There are also rules around splitting 401(k)s, pensions and IRAs. For the former two, it is necessary to get a document called a qualified domestic relations order. This allows a tax break because of the divorce, and rolling the money into an IRA also means no penalties will be due. A distribution from an IRA can also be rolled into another IRA without taxes or penalties. There may be additional rules associated with pension plans.
It may also take time to get an accurate value for the pension plan. When people are looking at the value of assets, it is important to note whether there will be taxes on withdrawals that bring down the overall value.

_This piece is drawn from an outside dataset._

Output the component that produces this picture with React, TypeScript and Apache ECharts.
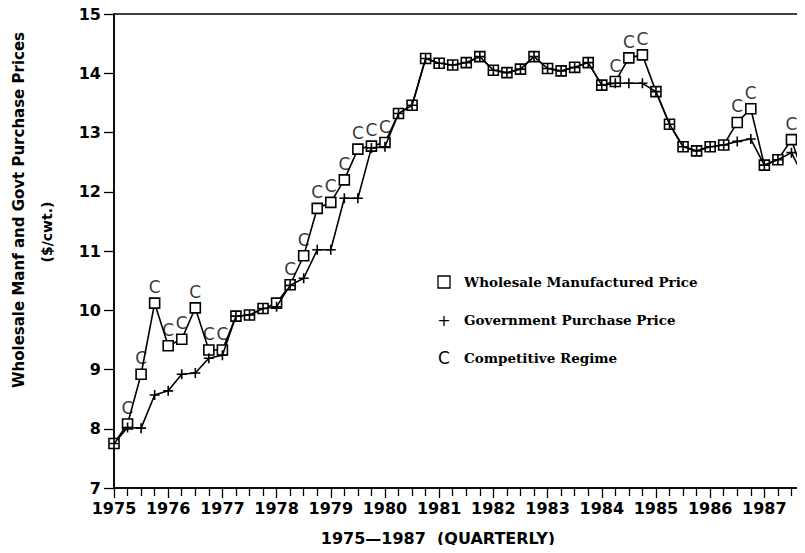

There may be additional financial concerns people should take into account during the process of property division. If one person earns significantly more than the other, that person may have more time to rebuild retirement savings. Therefore, the lower-earning spouse might take a more significant portion of those savings. One person may want to keep the home for sentimental reasons, but if the children are grown, it may be impractical and costly for a single person and the couple may want to consider selling it.